Crisi economica, sanità in difficoltà, infrastrutture e servizi carenti, tutto questo però in Sicilia non basta di suo, ad aggravare la situazione ci pensa il governo Meloni che sottrae all'Isola cinque miliardi di euro.
La Cgil Sicilia ha presentato il dossier dal titolo "Governo Meloni quanto ci costì". “Il governo taglia – ha detto il segretario generale Alfio Mannino – peraltro nel silenzio e con l’assenso del governo regionale, impegnato solo ad occupare spazi di potere. Inevitabile a questo punto la mobilitazione per difendere e affermare i principi della nostra Costituzione, in Sicilia ampiamente traditi, a partire dai diritti al lavoro e alla salute".
«Il taglio di oltre 4,8 miliardi – sottolinea la Cgil Sicilia – conferma che siamo in presenza di un governo che non guarda alla fragilità economica e sociale della Sicilia e del Mezzogiorno.
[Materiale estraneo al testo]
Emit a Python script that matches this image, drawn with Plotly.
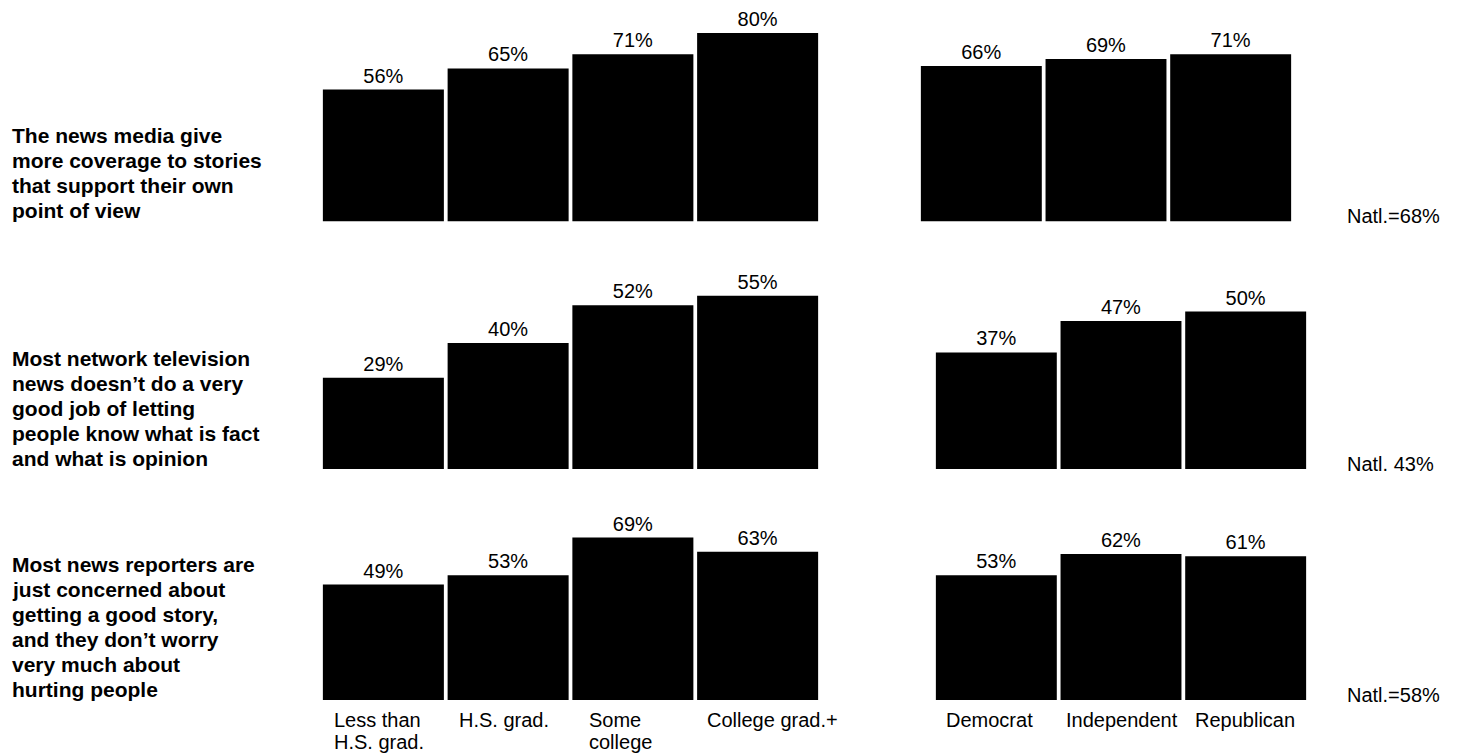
import plotly.graph_objects as go

# ---------------- data ----------------
edu_categories = ["Less than H.S. grad.", "H.S. grad.", "Some college", "College grad.+"]
edu_label_lines = [["Less than", "H.S. grad."], ["H.S. grad."], ["Some", "college"], ["College grad.+"]]
party_categories = ["Democrat", "Independent", "Republican"]
party_label_lines = [["Democrat"], ["Independent"], ["Republican"]]

question_lines = [
    ["The news media give", "more coverage to stories", "that support their own", "point of view"],
    ["Most network television", "news doesn\u2019t do a very", "good job of letting",
     "people know what is fact", "and what is opinion"],
    ["Most news reporters are", "just concerned about", "getting a good story,",
     "and they don\u2019t worry", "very much about", "hurting people"],
]
edu_values = [
    [56, 65, 71, 80],
    [29, 40, 52, 55],
    [49, 53, 69, 63],
]
party_values = [
    [66, 69, 71],
    [37, 47, 50],
    [53, 62, 61],
]
natl_labels = ["Natl.=68%", "Natl. 43%", "Natl.=58%"]

# ---------------- layout geometry (pixels) ----------------
W, H = 1457, 753
row_baseline = [221.5, 469.0, 700.0]
row_px_per_unit = [2.355, 3.15, 2.355]
row_ymax = [88, 62, 72]
left_dom = [(321, 820), (321, 820), (321, 820)]
right_dom = [(919, 1293), (934, 1308), (934, 1308)]
BARGAP = 0.03

FONT = "Liberation Sans, Arial, Helvetica, sans-serif"
NORMAL_SIZE = 20
BOLD_SIZE = 21
LINE_PITCH_BOLD = 25
LINE_PITCH_CAT = 22

def px_x(p):
    return p / W

def px_y(p):
    return 1 - p / H

fig = go.Figure()
layout_axes = {}
annotations = []

ax_i = 0
for r in range(3):
    base = row_baseline[r]
    top = base - row_ymax[r] * row_px_per_unit[r]
    ydom = [px_y(base), px_y(top)]
    for g, (cats, vals, dom) in enumerate([
        (edu_categories, edu_values[r], left_dom[r]),
        (party_categories, party_values[r], right_dom[r]),
    ]):
        ax_i += 1
        xa = "xaxis" if ax_i == 1 else f"xaxis{ax_i}"
        ya = "yaxis" if ax_i == 1 else f"yaxis{ax_i}"
        xr = "x" if ax_i == 1 else f"x{ax_i}"
        yr = "y" if ax_i == 1 else f"y{ax_i}"
        fig.add_trace(go.Bar(
            x=cats, y=vals, xaxis=xr, yaxis=yr,
            marker=dict(color="black", line=dict(width=0)),
            text=[f"{v}%" for v in vals], textposition="outside",
            textfont=dict(family=FONT, size=NORMAL_SIZE, color="black"),
            cliponaxis=False, showlegend=False, hoverinfo="skip",
        ))
        layout_axes[xa] = dict(domain=[px_x(dom[0]), px_x(dom[1])], anchor=yr,
                               showticklabels=False, showgrid=False, zeroline=False,
                               showline=False, ticks="", range=[-0.5, len(cats) - 0.5],
                               type="category", fixedrange=True)
        layout_axes[ya] = dict(domain=ydom, anchor=xr, range=[0, row_ymax[r]],
                               showticklabels=False, showgrid=False, zeroline=False,
                               showline=False, ticks="", fixedrange=True)

    # question label (bold, left)
    lines = question_lines[r]
    last_center = base - 11
    for k, line in enumerate(lines):
        cy = last_center - (len(lines) - 1 - k) * LINE_PITCH_BOLD
        annotations.append(dict(
            text=f"<b>{line}</b>", x=px_x(10), y=px_y(cy), xref="paper", yref="paper",
            xanchor="left", yanchor="middle", showarrow=False,
            font=dict(family=FONT, size=BOLD_SIZE, color="black")))

    # national figure
    annotations.append(dict(
        text=natl_labels[r], x=px_x(1345), y=px_y(base - 5), xref="paper", yref="paper",
        xanchor="left", yanchor="middle", showarrow=False,
        font=dict(family=FONT, size=NORMAL_SIZE, color="black")))

# category labels under bottom row
edu_offsets = [9, 9, 15, 8]
party_offsets = [8, 3, 8]
cat_first_center = 720
for dom, label_lines, offs in [
    (left_dom[2], edu_label_lines, edu_offsets),
    (right_dom[2], party_label_lines, party_offsets),
]:
    n = len(label_lines)
    slot = (dom[1] - dom[0]) / n
    for i, lines in enumerate(label_lines):
        bar_left = dom[0] + slot * i + slot * BARGAP / 2
        for k, line in enumerate(lines):
            annotations.append(dict(
                text=line, x=px_x(bar_left + offs[i]), y=px_y(cat_first_center + k * LINE_PITCH_CAT),
                xref="paper", yref="paper", xanchor="left", yanchor="middle", showarrow=False,
                font=dict(family=FONT, size=NORMAL_SIZE, color="black")))

fig.update_layout(
    width=W, height=H, margin=dict(l=0, r=0, t=0, b=0),
    paper_bgcolor="white", plot_bgcolor="white",
    bargap=BARGAP, showlegend=False, annotations=annotations,
    font=dict(family=FONT, color="black"),
    **layout_axes,
)

fig.write_html("out.html", config={"displayModeBar": False})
Inoltre, se va in porto l’autonomia differenziata, la Sicilia perderà un ulteriore miliardo e mezzo l’anno». Si arriva a oltre 4,8 miliardi con i tagli al Pnrr, pari a più di due miliardi e 400 milioni, in controtendenza con la situazione nazionale che vede invece crescere, con la revisione approvata dal Consiglio europeo, le risorse dell’1,73% (oltre 3 miliardi). «Sommando a questi la decurtazione del Fondo di sviluppo e coesione per 1 miliardo e 400 milioni, destinati ab origine a infrastrutture, dissesto idrogeologico e interventi di coesione sociale e dirottati a finanziare il Ponte sullo Stretto – spiega il sindacato – e aggiungendo il taglio al reddito di cittadinanza che non farà arrivare nell’Isola 614 milioni, il mancato gettito fiscale pari a 150 milioni che lo Stato avrebbe dovuto trasferire alla Sicilia e inoltre, i 150 milioni in un triennio come risarcimento dei costi dell’insularità, previsti dal Def di aprile e scomparsi nella Finanziaria. La situazione dell’Isola – ha rilevato Mannino – dovrebbe suggerire investimenti non tagli».
In Sicilia, «il reddito medio lordo disponibile è di 14.764 euro annui, tra i più bassi d’Italia (media nazionale 19.753 euro)» e l’isola «è la seconda regione per bassa intensità di lavoro (dato 2021): in molte famiglie cioè si lavora un numero di mesi inferiore a quello che si dovrebbe». Il dossier fa anche il punto sulle carenze del sistema sanitario, con meno posti letto rispetto al resto d’Italia, meno infermieri, un tasso di emigrazione sanitaria in altre regioni del 6,2% e una quota di persone che rinuncia alle cure, principalmente per motivi economici o per le difficoltà di accesso al servizio, pari al 7,2%.
«Siamo ben lontani dalla narrazione che propone il governo – ha sottolineato Alfio Mannino – di fatto la questione meridionale è scomparsa senza che la classe di governo della nostra regione abbia fatto e faccia sentire la sua voce a tutela della Sicilia e dei siciliani. Anzi, il governo regionale si è caratterizzato per l’inadeguatezza dell’azione politica per fare fronte alla crisi, dislocando la sua iniziativa solo sull’occupazione degli spazi di potere. Sono queste le ragioni per cui andare alla mobilitazione: è evidente che i siciliani non possono stare più a guardare e a subire».